A Modest Proposal: Abolishing Agency Independence in Free Enterprise Fund v. PCAOB
- Author(s): Neomi Rao
- Date Posted: April 2011
- Law & Economics #: 11-19
- Availability: Full text (most recent) on SSRN
Free Enterprise Fund v. Public Company Accounting Oversight Board outlines a modest proposal for abolishing agency independence. The Supreme Court’s decision creates a framework for challenging the constitutionality of agency independence and the restrictions on removal that shield the heads of independent agencies from presidential oversight. In the course of assessing the constitutionality of the Public Company Accounting Oversight Board (PCAOB or Board), the Court provides the reasoning for undermining most forms of agency independence. Yet the potential scope of the decision has gone largely unnoticed. Most commentators have pronounced the decision insignificant for presidential authority. This Article questions the conventional interpretation and demonstrates that the structure of the Court’s argument logically calls into question the constitutionality of agency independence. Moreover, the Court’s remedy of severing invalid for-cause removal limits provides a workable approach for future cases—eliminating agency independence without eliminating the independent agencies.

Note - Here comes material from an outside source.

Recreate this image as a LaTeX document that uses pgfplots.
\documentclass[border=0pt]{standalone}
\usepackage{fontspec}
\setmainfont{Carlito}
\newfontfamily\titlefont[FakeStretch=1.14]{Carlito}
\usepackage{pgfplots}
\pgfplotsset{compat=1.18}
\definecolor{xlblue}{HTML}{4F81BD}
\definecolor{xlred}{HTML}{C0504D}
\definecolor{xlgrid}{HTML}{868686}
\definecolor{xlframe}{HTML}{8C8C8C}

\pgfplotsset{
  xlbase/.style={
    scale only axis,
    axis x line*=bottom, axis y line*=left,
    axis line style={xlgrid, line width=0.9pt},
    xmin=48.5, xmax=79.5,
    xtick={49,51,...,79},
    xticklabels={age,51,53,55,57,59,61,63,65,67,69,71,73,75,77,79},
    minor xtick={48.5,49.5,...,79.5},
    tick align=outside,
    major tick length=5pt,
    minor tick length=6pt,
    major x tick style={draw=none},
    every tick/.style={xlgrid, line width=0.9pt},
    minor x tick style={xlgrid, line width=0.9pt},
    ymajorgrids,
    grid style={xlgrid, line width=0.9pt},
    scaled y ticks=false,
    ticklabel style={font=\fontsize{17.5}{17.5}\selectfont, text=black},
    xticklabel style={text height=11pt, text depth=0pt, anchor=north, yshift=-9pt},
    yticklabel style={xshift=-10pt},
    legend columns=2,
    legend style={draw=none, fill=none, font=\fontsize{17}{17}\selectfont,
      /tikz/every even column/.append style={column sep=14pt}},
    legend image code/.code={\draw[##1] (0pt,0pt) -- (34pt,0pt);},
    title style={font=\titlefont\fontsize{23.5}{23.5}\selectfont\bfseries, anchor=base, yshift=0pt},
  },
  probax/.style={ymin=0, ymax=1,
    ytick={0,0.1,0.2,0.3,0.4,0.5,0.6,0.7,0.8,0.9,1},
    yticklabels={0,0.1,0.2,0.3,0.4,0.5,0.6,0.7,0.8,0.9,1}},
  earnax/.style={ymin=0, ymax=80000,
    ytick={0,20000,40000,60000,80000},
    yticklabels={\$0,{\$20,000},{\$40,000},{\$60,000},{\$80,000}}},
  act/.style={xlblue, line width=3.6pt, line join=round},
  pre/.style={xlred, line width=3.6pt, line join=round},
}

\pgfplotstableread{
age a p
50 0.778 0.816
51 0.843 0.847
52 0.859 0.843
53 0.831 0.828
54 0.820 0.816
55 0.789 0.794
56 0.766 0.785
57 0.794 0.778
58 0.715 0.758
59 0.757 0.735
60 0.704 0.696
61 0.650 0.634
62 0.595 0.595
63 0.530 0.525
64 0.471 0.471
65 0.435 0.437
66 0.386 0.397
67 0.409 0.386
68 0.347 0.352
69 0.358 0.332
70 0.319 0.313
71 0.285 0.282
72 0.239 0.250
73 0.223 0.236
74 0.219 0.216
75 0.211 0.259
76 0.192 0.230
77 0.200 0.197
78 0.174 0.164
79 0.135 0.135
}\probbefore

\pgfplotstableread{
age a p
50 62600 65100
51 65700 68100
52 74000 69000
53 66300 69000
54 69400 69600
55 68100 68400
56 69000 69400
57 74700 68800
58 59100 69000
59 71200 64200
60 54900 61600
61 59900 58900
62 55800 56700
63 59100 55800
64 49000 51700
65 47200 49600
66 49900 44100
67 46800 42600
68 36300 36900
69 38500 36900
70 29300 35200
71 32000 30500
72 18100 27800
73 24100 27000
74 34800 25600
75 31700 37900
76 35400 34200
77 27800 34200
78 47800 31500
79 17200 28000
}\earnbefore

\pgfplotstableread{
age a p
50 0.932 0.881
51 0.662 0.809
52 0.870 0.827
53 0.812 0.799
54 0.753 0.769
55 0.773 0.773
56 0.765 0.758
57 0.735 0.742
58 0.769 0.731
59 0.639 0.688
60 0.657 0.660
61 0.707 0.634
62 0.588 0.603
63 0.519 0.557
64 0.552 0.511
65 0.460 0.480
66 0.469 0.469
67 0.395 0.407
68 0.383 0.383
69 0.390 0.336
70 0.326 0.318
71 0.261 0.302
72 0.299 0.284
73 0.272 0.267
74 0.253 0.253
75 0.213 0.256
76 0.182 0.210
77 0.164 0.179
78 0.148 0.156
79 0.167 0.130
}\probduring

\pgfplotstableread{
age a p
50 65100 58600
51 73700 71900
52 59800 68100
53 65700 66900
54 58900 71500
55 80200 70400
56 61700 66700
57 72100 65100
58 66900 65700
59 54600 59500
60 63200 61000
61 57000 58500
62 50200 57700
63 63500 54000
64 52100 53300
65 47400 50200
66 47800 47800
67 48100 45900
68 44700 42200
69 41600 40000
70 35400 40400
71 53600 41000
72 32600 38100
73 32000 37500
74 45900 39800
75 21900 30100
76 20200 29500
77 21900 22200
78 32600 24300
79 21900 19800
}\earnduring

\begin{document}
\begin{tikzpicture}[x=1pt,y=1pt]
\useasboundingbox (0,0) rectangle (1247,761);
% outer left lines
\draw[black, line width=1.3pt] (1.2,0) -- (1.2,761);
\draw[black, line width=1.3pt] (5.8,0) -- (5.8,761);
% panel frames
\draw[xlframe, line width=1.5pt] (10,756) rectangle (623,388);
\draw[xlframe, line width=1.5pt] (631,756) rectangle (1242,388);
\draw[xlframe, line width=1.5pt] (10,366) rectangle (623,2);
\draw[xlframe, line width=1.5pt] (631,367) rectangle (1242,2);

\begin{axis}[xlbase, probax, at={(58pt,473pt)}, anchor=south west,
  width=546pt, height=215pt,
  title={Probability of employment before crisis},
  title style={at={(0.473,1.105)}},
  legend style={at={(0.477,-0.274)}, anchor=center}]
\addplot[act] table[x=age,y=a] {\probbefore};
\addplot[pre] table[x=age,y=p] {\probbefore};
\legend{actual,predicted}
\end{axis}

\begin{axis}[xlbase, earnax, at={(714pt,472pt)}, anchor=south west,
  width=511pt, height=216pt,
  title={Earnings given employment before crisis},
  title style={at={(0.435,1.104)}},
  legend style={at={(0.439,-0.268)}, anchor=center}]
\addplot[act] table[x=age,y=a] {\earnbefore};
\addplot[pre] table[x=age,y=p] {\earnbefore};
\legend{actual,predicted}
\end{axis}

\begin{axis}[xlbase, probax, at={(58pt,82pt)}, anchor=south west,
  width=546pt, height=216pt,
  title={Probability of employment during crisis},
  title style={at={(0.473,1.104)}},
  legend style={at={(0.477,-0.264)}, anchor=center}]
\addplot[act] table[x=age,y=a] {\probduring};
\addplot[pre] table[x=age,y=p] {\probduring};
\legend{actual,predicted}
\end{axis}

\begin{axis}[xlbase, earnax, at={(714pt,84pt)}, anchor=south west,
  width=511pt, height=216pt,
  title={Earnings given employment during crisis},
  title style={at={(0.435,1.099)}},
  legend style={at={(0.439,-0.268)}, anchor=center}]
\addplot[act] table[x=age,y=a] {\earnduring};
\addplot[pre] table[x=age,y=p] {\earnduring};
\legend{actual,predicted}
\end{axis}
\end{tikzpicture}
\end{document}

Chief Justice John Roberts’ opinion sets out an ambitious proof that establishes several principles that follow from separation of powers: (1) accountability for faithful execution of the laws requires presidential oversight and control of executive branch officers; (2) presidential oversight and control require the capacity to remove such officers; (3) Congress cannot restrict the President’s removal power. The principles apply uneasily to the facts of Free Enterprise Fund, which ultimately leaves the Securities and Exchange Commission, an independent agency, responsible for the Board. But the principles logically apply to the first layer of agency independence and suggest that for-cause removal protections for the heads of independent agencies are unconstitutional. The Court makes clear that the President’s removal power is a constitutional requirement, but limitations on the removal power were created by the Court—opening up the possibility that the Court will reevaluate precedents such as Humphrey’s Executor in a future case.